Work to do
Below is a listing to transcribe in full and exactly; keep the pictures out.

═════ Stored data ═════

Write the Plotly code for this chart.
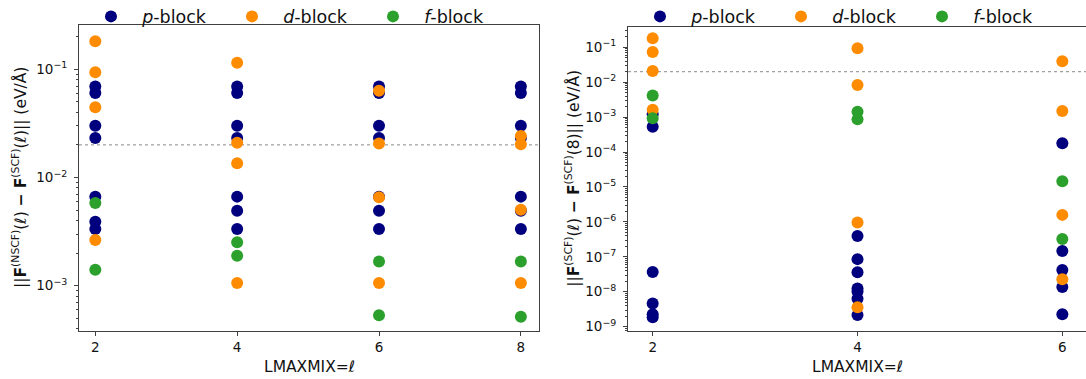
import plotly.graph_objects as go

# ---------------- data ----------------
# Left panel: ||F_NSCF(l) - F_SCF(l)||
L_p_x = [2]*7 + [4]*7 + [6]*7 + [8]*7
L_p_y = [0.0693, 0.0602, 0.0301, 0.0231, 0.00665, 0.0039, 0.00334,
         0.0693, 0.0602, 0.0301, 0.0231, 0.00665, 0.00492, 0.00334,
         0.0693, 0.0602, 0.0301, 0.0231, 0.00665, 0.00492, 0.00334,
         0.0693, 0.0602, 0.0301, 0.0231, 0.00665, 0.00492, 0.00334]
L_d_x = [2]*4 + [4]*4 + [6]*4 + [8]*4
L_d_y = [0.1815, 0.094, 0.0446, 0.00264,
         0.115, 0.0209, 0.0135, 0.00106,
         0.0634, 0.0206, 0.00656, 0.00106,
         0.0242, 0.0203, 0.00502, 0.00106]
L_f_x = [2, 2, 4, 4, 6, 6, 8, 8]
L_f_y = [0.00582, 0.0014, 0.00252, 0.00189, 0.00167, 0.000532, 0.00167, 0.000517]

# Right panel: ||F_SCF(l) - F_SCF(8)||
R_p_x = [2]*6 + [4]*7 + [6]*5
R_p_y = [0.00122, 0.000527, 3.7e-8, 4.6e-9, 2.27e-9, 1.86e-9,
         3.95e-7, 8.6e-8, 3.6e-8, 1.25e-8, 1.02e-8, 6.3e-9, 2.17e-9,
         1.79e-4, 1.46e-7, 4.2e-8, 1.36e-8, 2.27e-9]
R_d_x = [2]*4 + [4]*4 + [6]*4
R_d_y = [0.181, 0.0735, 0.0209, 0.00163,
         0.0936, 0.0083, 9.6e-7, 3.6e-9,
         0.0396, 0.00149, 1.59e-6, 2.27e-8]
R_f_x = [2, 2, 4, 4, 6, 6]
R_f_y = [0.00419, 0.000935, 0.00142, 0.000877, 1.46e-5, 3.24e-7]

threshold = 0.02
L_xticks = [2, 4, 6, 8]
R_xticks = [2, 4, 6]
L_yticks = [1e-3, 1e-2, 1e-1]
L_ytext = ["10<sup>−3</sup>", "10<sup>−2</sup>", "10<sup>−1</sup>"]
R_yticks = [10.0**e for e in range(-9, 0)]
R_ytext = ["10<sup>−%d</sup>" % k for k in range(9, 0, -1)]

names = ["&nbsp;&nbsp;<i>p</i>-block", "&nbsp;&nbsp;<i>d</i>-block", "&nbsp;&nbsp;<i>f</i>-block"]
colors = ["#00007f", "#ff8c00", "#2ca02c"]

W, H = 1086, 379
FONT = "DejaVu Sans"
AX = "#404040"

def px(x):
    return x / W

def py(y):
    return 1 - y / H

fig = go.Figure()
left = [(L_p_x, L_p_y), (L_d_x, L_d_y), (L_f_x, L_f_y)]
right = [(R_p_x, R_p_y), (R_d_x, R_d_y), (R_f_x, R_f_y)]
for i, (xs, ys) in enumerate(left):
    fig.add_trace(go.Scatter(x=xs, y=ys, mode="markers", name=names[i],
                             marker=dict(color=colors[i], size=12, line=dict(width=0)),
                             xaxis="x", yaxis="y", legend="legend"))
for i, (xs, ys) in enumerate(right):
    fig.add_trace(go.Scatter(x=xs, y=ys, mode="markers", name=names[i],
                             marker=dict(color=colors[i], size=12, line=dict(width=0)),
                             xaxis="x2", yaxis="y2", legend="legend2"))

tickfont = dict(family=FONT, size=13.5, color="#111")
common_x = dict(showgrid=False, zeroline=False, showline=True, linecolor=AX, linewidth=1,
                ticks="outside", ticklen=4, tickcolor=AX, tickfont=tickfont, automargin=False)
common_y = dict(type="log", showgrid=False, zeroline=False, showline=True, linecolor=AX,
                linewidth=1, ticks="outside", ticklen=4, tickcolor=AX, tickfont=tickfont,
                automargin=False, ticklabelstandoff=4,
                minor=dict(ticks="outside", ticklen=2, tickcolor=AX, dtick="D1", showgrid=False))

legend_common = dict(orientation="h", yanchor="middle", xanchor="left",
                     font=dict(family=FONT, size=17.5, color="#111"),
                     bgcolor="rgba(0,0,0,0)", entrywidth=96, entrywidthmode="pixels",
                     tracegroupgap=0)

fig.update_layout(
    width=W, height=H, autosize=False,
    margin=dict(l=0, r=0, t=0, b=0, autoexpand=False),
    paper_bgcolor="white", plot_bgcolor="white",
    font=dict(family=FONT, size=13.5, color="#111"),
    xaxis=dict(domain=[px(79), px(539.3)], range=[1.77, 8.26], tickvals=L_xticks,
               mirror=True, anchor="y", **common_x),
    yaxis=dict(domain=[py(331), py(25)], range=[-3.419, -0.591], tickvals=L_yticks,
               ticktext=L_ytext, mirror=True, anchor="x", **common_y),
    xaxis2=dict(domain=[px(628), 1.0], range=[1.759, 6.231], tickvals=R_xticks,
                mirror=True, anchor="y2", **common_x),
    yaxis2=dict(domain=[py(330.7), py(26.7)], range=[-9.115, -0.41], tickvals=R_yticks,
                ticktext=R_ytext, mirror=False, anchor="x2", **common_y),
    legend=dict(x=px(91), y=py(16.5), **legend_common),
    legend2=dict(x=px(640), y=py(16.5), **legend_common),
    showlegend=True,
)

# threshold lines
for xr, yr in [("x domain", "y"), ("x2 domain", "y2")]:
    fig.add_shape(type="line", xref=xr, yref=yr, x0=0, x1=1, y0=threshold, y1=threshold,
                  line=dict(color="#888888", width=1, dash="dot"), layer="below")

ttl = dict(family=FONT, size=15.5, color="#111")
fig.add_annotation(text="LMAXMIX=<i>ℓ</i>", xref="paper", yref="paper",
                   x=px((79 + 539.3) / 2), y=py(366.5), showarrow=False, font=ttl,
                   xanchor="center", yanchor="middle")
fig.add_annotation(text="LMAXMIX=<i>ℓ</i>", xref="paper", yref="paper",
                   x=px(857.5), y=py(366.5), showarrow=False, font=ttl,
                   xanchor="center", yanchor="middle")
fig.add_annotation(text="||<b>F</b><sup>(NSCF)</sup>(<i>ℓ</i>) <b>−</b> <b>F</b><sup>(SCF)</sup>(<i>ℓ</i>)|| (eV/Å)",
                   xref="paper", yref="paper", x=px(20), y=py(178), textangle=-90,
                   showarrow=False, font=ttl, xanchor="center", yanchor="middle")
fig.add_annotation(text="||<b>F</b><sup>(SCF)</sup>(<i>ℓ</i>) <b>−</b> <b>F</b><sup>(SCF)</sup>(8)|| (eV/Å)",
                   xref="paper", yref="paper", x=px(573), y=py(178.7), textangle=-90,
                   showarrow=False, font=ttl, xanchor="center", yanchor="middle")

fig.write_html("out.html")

═════

Exercise response
Write the Plotly code for this chart.
import plotly.graph_objects as go

# ---------------- data ----------------
# Left panel: ||F_NSCF(l) - F_SCF(l)||
L_p_x = [2]*7 + [4]*7 + [6]*7 + [8]*7
L_p_y = [0.0693, 0.0602, 0.0301, 0.0231, 0.00665, 0.0039, 0.00334,
         0.0693, 0.0602, 0.0301, 0.0231, 0.00665, 0.00492, 0.00334,
         0.0693, 0.0602, 0.0301, 0.0231, 0.00665, 0.00492, 0.00334,
         0.0693, 0.0602, 0.0301, 0.0231, 0.00665, 0.00492, 0.00334]
L_d_x = [2]*4 + [4]*4 + [6]*4 + [8]*4
L_d_y = [0.1815, 0.094, 0.0446, 0.00264,
         0.115, 0.0209, 0.0135, 0.00106,
         0.0634, 0.0206, 0.00656, 0.00106,
         0.0242, 0.0203, 0.00502, 0.00106]
L_f_x = [2, 2, 4, 4, 6, 6, 8, 8]
L_f_y = [0.00582, 0.0014, 0.00252, 0.00189, 0.00167, 0.000532, 0.00167, 0.000517]

# Right panel: ||F_SCF(l) - F_SCF(8)||
R_p_x = [2]*6 + [4]*7 + [6]*5
R_p_y = [0.00122, 0.000527, 3.7e-8, 4.6e-9, 2.27e-9, 1.86e-9,
         3.95e-7, 8.6e-8, 3.6e-8, 1.25e-8, 1.02e-8, 6.3e-9, 2.17e-9,
         1.79e-4, 1.46e-7, 4.2e-8, 1.36e-8, 2.27e-9]
R_d_x = [2]*4 + [4]*4 + [6]*4
R_d_y = [0.181, 0.0735, 0.0209, 0.00163,
         0.0936, 0.0083, 9.6e-7, 3.6e-9,
         0.0396, 0.00149, 1.59e-6, 2.27e-8]
R_f_x = [2, 2, 4, 4, 6, 6]
R_f_y = [0.00419, 0.000935, 0.00142, 0.000877, 1.46e-5, 3.24e-7]

threshold = 0.02
L_xticks = [2, 4, 6, 8]
R_xticks = [2, 4, 6]
L_yticks = [1e-3, 1e-2, 1e-1]
L_ytext = ["10<sup>−3</sup>", "10<sup>−2</sup>", "10<sup>−1</sup>"]
R_yticks = [10.0**e for e in range(-9, 0)]
R_ytext = ["10<sup>−%d</sup>" % k for k in range(9, 0, -1)]

names = ["&nbsp;&nbsp;<i>p</i>-block", "&nbsp;&nbsp;<i>d</i>-block", "&nbsp;&nbsp;<i>f</i>-block"]
colors = ["#00007f", "#ff8c00", "#2ca02c"]

W, H = 1086, 379
FONT = "DejaVu Sans"
AX = "#404040"

def px(x):
    return x / W

def py(y):
    return 1 - y / H

fig = go.Figure()
left = [(L_p_x, L_p_y), (L_d_x, L_d_y), (L_f_x, L_f_y)]
right = [(R_p_x, R_p_y), (R_d_x, R_d_y), (R_f_x, R_f_y)]
for i, (xs, ys) in enumerate(left):
    fig.add_trace(go.Scatter(x=xs, y=ys, mode="markers", name=names[i],
                             marker=dict(color=colors[i], size=12, line=dict(width=0)),
                             xaxis="x", yaxis="y", legend="legend"))
for i, (xs, ys) in enumerate(right):
    fig.add_trace(go.Scatter(x=xs, y=ys, mode="markers", name=names[i],
                             marker=dict(color=colors[i], size=12, line=dict(width=0)),
                             xaxis="x2", yaxis="y2", legend="legend2"))

tickfont = dict(family=FONT, size=13.5, color="#111")
common_x = dict(showgrid=False, zeroline=False, showline=True, linecolor=AX, linewidth=1,
                ticks="outside", ticklen=4, tickcolor=AX, tickfont=tickfont, automargin=False)
common_y = dict(type="log", showgrid=False, zeroline=False, showline=True, linecolor=AX,
                linewidth=1, ticks="outside", ticklen=4, tickcolor=AX, tickfont=tickfont,
                automargin=False, ticklabelstandoff=4,
                minor=dict(ticks="outside", ticklen=2, tickcolor=AX, dtick="D1", showgrid=False))

legend_common = dict(orientation="h", yanchor="middle", xanchor="left",
                     font=dict(family=FONT, size=17.5, color="#111"),
                     bgcolor="rgba(0,0,0,0)", entrywidth=96, entrywidthmode="pixels",
                     tracegroupgap=0)

fig.update_layout(
    width=W, height=H, autosize=False,
    margin=dict(l=0, r=0, t=0, b=0, autoexpand=False),
    paper_bgcolor="white", plot_bgcolor="white",
    font=dict(family=FONT, size=13.5, color="#111"),
    xaxis=dict(domain=[px(79), px(539.3)], range=[1.77, 8.26], tickvals=L_xticks,
               mirror=True, anchor="y", **common_x),
    yaxis=dict(domain=[py(331), py(25)], range=[-3.419, -0.591], tickvals=L_yticks,
               ticktext=L_ytext, mirror=True, anchor="x", **common_y),
    xaxis2=dict(domain=[px(628), 1.0], range=[1.759, 6.231], tickvals=R_xticks,
                mirror=True, anchor="y2", **common_x),
    yaxis2=dict(domain=[py(330.7), py(26.7)], range=[-9.115, -0.41], tickvals=R_yticks,
                ticktext=R_ytext, mirror=False, anchor="x2", **common_y),
    legend=dict(x=px(91), y=py(16.5), **legend_common),
    legend2=dict(x=px(640), y=py(16.5), **legend_common),
    showlegend=True,
)

# threshold lines
for xr, yr in [("x domain", "y"), ("x2 domain", "y2")]:
    fig.add_shape(type="line", xref=xr, yref=yr, x0=0, x1=1, y0=threshold, y1=threshold,
                  line=dict(color="#888888", width=1, dash="dot"), layer="below")

ttl = dict(family=FONT, size=15.5, color="#111")
fig.add_annotation(text="LMAXMIX=<i>ℓ</i>", xref="paper", yref="paper",
                   x=px((79 + 539.3) / 2), y=py(366.5), showarrow=False, font=ttl,
                   xanchor="center", yanchor="middle")
fig.add_annotation(text="LMAXMIX=<i>ℓ</i>", xref="paper", yref="paper",
                   x=px(857.5), y=py(366.5), showarrow=False, font=ttl,
                   xanchor="center", yanchor="middle")
fig.add_annotation(text="||<b>F</b><sup>(NSCF)</sup>(<i>ℓ</i>) <b>−</b> <b>F</b><sup>(SCF)</sup>(<i>ℓ</i>)|| (eV/Å)",
                   xref="paper", yref="paper", x=px(20), y=py(178), textangle=-90,
                   showarrow=False, font=ttl, xanchor="center", yanchor="middle")
fig.add_annotation(text="||<b>F</b><sup>(SCF)</sup>(<i>ℓ</i>) <b>−</b> <b>F</b><sup>(SCF)</sup>(8)|| (eV/Å)",
                   xref="paper", yref="paper", x=px(573), y=py(178.7), textangle=-90,
                   showarrow=False, font=ttl, xanchor="center", yanchor="middle")

fig.write_html("out.html")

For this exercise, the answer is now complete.